Ocurre que a lo largo de los años Bonnefoy ha hecho de la apariencia de una idea la sustancia de un objeto, la afección de un sentimiento, el simple revés de un sueño que dice más cuando calla que cuando se intenta volver a soñar. Desde ya que cada poema en él es singularidad pura, una paráfrasis —cuando no negativa, irónica o por demás acertada— de la repetición que el lenguaje nos propone como consuelo racional y progresivo. Acaso como este verso que podría condensarlo todo, “presencia exacta que en adelante ninguna llama podría reducir”, ya que es la misma experiencia la que señala que “hacía falta que aparecieras así en los límites sordos, y que sufrieras la prueba de un sitio fúnebre donde tu luz empeora”, el poema no es más que esa luz que se oscurece contra el mundo, pero que en su resplandecer ha sido eterna. Hechos entonces de una lucidez extraordinaria, en la que es posible aunar un saber de la tradición grecolatina, pero también de las artes que vienen a despedir lo ingenuo de la poesía en su deriva ya sentimental —nos referimos por caso al renacimiento del Quattrocento, sobre el cual sus ensayos son verdaderas iluminaciones, o al Shakespeare traducido que siempre puede escucharse por detrás—, Bonnefoy ha entregado en cada libro poemas que, a lo largo de los años, se inscribieron en la memoria de un mármol al cual el viento persistente ya lo había escrito con la contundencia que sigue al simple silencio. Saber leer ese silencio es el mérito con el cual sobre la fría piedra se ha escrito.

La extensión de los poemas de En el señuelo del umbral (1975) parece querer señalar el porqué de la poesía, no tanto para que las palabras regresen al comienzo que las entendía como otra cosa, sino más bien para que nosotros, lectores de otra lengua, en esta versión, entendamos que siempre la poesía es promesa de futuro.

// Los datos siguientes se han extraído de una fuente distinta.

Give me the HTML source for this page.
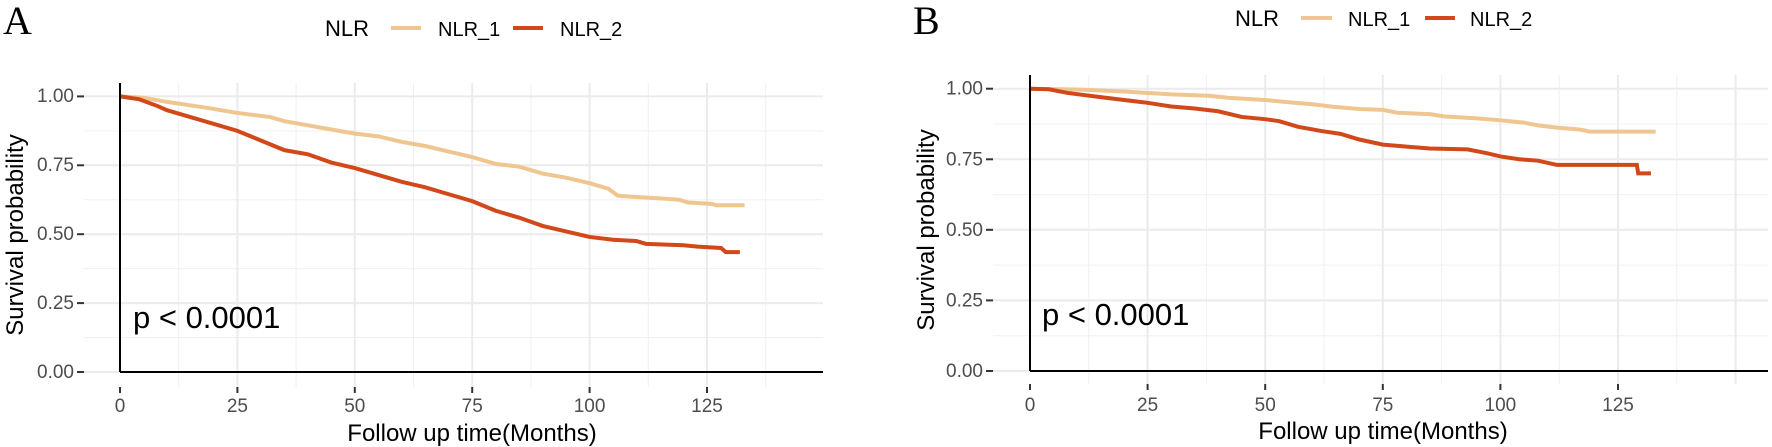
<!DOCTYPE html>
<html><head><meta charset="utf-8"><style>
html,body{margin:0;padding:0;background:#fff;}
svg{display:block;font-family:"Liberation Sans",Arial,sans-serif;}
</style></head><body>
<svg width="1772" height="447" viewBox="0 0 1772 447" xmlns="http://www.w3.org/2000/svg">
<!-- PANEL A -->
<g>
<text x="3" y="34" font-family="Liberation Serif,serif" font-size="40">A</text>
<text x="325" y="36" font-size="22">NLR</text>
<line x1="391" y1="28" x2="421" y2="28" stroke="#EFC690" stroke-width="4"/>
<text x="438" y="36" font-size="20">NLR_1</text>
<line x1="513" y1="28" x2="543" y2="28" stroke="#D1481A" stroke-width="4"/>
<text x="560" y="36" font-size="20">NLR_2</text>
<g stroke="#f0f0f0" stroke-width="1">
<line x1="84" x2="823" y1="337.5" y2="337.5"/><line x1="84" x2="823" y1="268.6" y2="268.6"/>
<line x1="84" x2="823" y1="199.7" y2="199.7"/><line x1="84" x2="823" y1="130.9" y2="130.9"/>
<line x1="178.7" x2="178.7" y1="83" y2="387"/><line x1="296.1" x2="296.1" y1="83" y2="387"/>
<line x1="413.5" x2="413.5" y1="83" y2="387"/><line x1="530.9" x2="530.9" y1="83" y2="387"/>
<line x1="648.3" x2="648.3" y1="83" y2="387"/><line x1="765.7" x2="765.7" y1="83" y2="387"/>
</g>
<g stroke="#ebebeb" stroke-width="2">
<line x1="84" x2="823" y1="372" y2="372"/><line x1="84" x2="823" y1="303.1" y2="303.1"/>
<line x1="84" x2="823" y1="234.2" y2="234.2"/><line x1="84" x2="823" y1="165.3" y2="165.3"/>
<line x1="84" x2="823" y1="96.4" y2="96.4"/>
<line x1="237.4" x2="237.4" y1="83" y2="387"/><line x1="354.8" x2="354.8" y1="83" y2="387"/>
<line x1="472.2" x2="472.2" y1="83" y2="387"/><line x1="589.6" x2="589.6" y1="83" y2="387"/>
<line x1="707" x2="707" y1="83" y2="387"/>
</g>
<g stroke="#333" stroke-width="2">
<line x1="77" x2="84" y1="372" y2="372"/><line x1="77" x2="84" y1="303.1" y2="303.1"/>
<line x1="77" x2="84" y1="234.2" y2="234.2"/><line x1="77" x2="84" y1="165.3" y2="165.3"/>
<line x1="77" x2="84" y1="96.4" y2="96.4"/>
<line x1="120" x2="120" y1="387" y2="393"/><line x1="237.4" x2="237.4" y1="387" y2="393"/>
<line x1="354.8" x2="354.8" y1="387" y2="393"/><line x1="472.2" x2="472.2" y1="387" y2="393"/>
<line x1="589.6" x2="589.6" y1="387" y2="393"/><line x1="707" x2="707" y1="387" y2="393"/>
</g>
<g font-size="19" fill="#4d4d4d" text-anchor="end">
<text x="74" y="378">0.00</text><text x="74" y="309">0.25</text><text x="74" y="240">0.50</text>
<text x="74" y="171">0.75</text><text x="74" y="102">1.00</text>
</g>
<g font-size="19" fill="#4d4d4d" text-anchor="middle">
<text x="120" y="412">0</text><text x="237.4" y="412">25</text><text x="354.8" y="412">50</text>
<text x="472.2" y="412">75</text><text x="589.6" y="412">100</text><text x="707" y="412">125</text>
</g>
<text x="472" y="441" font-size="24" text-anchor="middle">Follow up time(Months)</text>
<text transform="translate(23,235) rotate(-90)" font-size="24" text-anchor="middle">Survival probability</text>
<g transform="translate(120,372) scale(4.696,-275.6)" fill="none" stroke-width="4">
<polyline vector-effect="non-scaling-stroke" stroke="#EFC690" points="0,1 5,0.995 10,0.98 18,0.96 25,0.94 32,0.925 35,0.91 40,0.895 45,0.88 50,0.865 55,0.855 60,0.835 65,0.82 70,0.8 75,0.78 80,0.755 85,0.745 90,0.72 95,0.705 100,0.685 104,0.665 106,0.64 110,0.635 115,0.63 119,0.625 121,0.615 126,0.61 127,0.605 133,0.605"/>
<polyline vector-effect="non-scaling-stroke" stroke="#D1481A" points="0,1 4,0.99 8,0.965 10,0.95 15,0.925 20,0.9 25,0.875 30,0.84 35,0.805 40,0.79 45,0.76 50,0.74 55,0.715 60,0.69 65,0.67 70,0.645 75,0.62 80,0.585 85,0.56 90,0.53 95,0.51 100,0.49 105,0.48 110,0.475 112,0.465 120,0.46 123,0.455 128,0.45 129,0.435 132,0.435"/>
</g>
<line x1="120" y1="83" x2="120" y2="372" stroke="#000" stroke-width="2"/>
<line x1="120" y1="372" x2="823" y2="372" stroke="#000" stroke-width="2"/>
<text x="133" y="328" font-size="31">p &lt; 0.0001</text>
</g>

<!-- PANEL B -->
<g>
<text x="913" y="34" font-family="Liberation Serif,serif" font-size="40">B</text>
<text x="1235" y="26" font-size="22">NLR</text>
<line x1="1301" y1="18" x2="1332" y2="18" stroke="#EFC690" stroke-width="4"/>
<text x="1348" y="26" font-size="20">NLR_1</text>
<line x1="1425" y1="18" x2="1455" y2="18" stroke="#D1481A" stroke-width="4"/>
<text x="1470" y="26" font-size="20">NLR_2</text>
<g stroke="#f0f0f0" stroke-width="1">
<line x1="993" x2="1768" y1="335.7" y2="335.7"/><line x1="993" x2="1768" y1="265.1" y2="265.1"/>
<line x1="993" x2="1768" y1="194.6" y2="194.6"/><line x1="993" x2="1768" y1="124" y2="124"/>
<line x1="1088.8" x2="1088.8" y1="75" y2="384"/><line x1="1206.4" x2="1206.4" y1="75" y2="384"/>
<line x1="1324" x2="1324" y1="75" y2="384"/><line x1="1441.6" x2="1441.6" y1="75" y2="384"/>
<line x1="1559.2" x2="1559.2" y1="75" y2="384"/><line x1="1676.8" x2="1676.8" y1="75" y2="384"/>
</g>
<g stroke="#ebebeb" stroke-width="2">
<line x1="993" x2="1768" y1="371" y2="371"/><line x1="993" x2="1768" y1="300.4" y2="300.4"/>
<line x1="993" x2="1768" y1="229.8" y2="229.8"/><line x1="993" x2="1768" y1="159.3" y2="159.3"/>
<line x1="993" x2="1768" y1="88.7" y2="88.7"/>
<line x1="1147.6" x2="1147.6" y1="75" y2="384"/><line x1="1265.2" x2="1265.2" y1="75" y2="384"/>
<line x1="1382.8" x2="1382.8" y1="75" y2="384"/><line x1="1500.4" x2="1500.4" y1="75" y2="384"/>
<line x1="1618" x2="1618" y1="75" y2="384"/><line x1="1735.6" x2="1735.6" y1="75" y2="384"/>
</g>
<g stroke="#333" stroke-width="2">
<line x1="986" x2="993" y1="371" y2="371"/><line x1="986" x2="993" y1="300.4" y2="300.4"/>
<line x1="986" x2="993" y1="229.8" y2="229.8"/><line x1="986" x2="993" y1="159.3" y2="159.3"/>
<line x1="986" x2="993" y1="88.7" y2="88.7"/>
<line x1="1030" x2="1030" y1="384" y2="390"/><line x1="1147.6" x2="1147.6" y1="384" y2="390"/>
<line x1="1265.2" x2="1265.2" y1="384" y2="390"/><line x1="1382.8" x2="1382.8" y1="384" y2="390"/>
<line x1="1500.4" x2="1500.4" y1="384" y2="390"/><line x1="1618" x2="1618" y1="384" y2="390"/>
</g>
<g font-size="19" fill="#4d4d4d" text-anchor="end">
<text x="983" y="377">0.00</text><text x="983" y="306.4">0.25</text><text x="983" y="235.8">0.50</text>
<text x="983" y="165.3">0.75</text><text x="983" y="94.7">1.00</text>
</g>
<g font-size="19" fill="#4d4d4d" text-anchor="middle">
<text x="1030" y="411">0</text><text x="1147.6" y="411">25</text><text x="1265.2" y="411">50</text>
<text x="1382.8" y="411">75</text><text x="1500.4" y="411">100</text><text x="1618" y="411">125</text>
</g>
<text x="1383" y="439" font-size="24" text-anchor="middle">Follow up time(Months)</text>
<text transform="translate(934,230) rotate(-90)" font-size="24" text-anchor="middle">Survival probability</text>
<g transform="translate(1030,371) scale(4.704,-282.3)" fill="none" stroke-width="4">
<polyline vector-effect="non-scaling-stroke" stroke="#EFC690" points="0,1 10,0.997 20,0.99 30,0.98 38,0.975 42,0.968 50,0.96 55,0.952 60,0.945 65,0.935 70,0.928 75,0.925 78,0.915 85,0.91 88,0.902 95,0.895 100,0.888 105,0.88 108,0.87 112,0.862 117,0.855 119,0.848 133,0.848"/>
<polyline vector-effect="non-scaling-stroke" stroke="#D1481A" points="0,1 4,0.998 8,0.985 15,0.97 20,0.96 25,0.95 30,0.937 35,0.93 40,0.92 45,0.9 50,0.892 53,0.885 57,0.865 62,0.85 66,0.84 70,0.82 75,0.802 80,0.795 85,0.788 93,0.785 97,0.772 100,0.76 104,0.75 108,0.745 112,0.73 125,0.73 129,0.73 129.3,0.7 132,0.7"/>
</g>
<line x1="1030" y1="75" x2="1030" y2="371" stroke="#000" stroke-width="2"/>
<line x1="1030" y1="371" x2="1768" y2="371" stroke="#000" stroke-width="2"/>
<text x="1042" y="325" font-size="31">p &lt; 0.0001</text>
</g>
</svg>
</body></html>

De ahí entonces la imagen del río, a la que Bonnefoy una y otra vez vuelve, y es que en ella cada sílaba de tan próxima no es más que un movimiento en el que “todo lo visible inválido / se desescribe”; es decir, se pierde, se oscurece, se ve arrastrado por lo que finalmente triunfará: el poema como una barca que en ese río descansa en una orilla para llevarnos hacia la otra. Para los escépticos como uno, en el luto de cada página está la lección de nuestra infancia recobrada, pero no como un recuerdo, sino más bien como la efímera duración de un verso persistente que se reitera acaso como este: “¿De dónde, sí, tanta evidencia a través de tanto / enigma, y tanta certeza todavía, y aún / tanta alegría preservada?”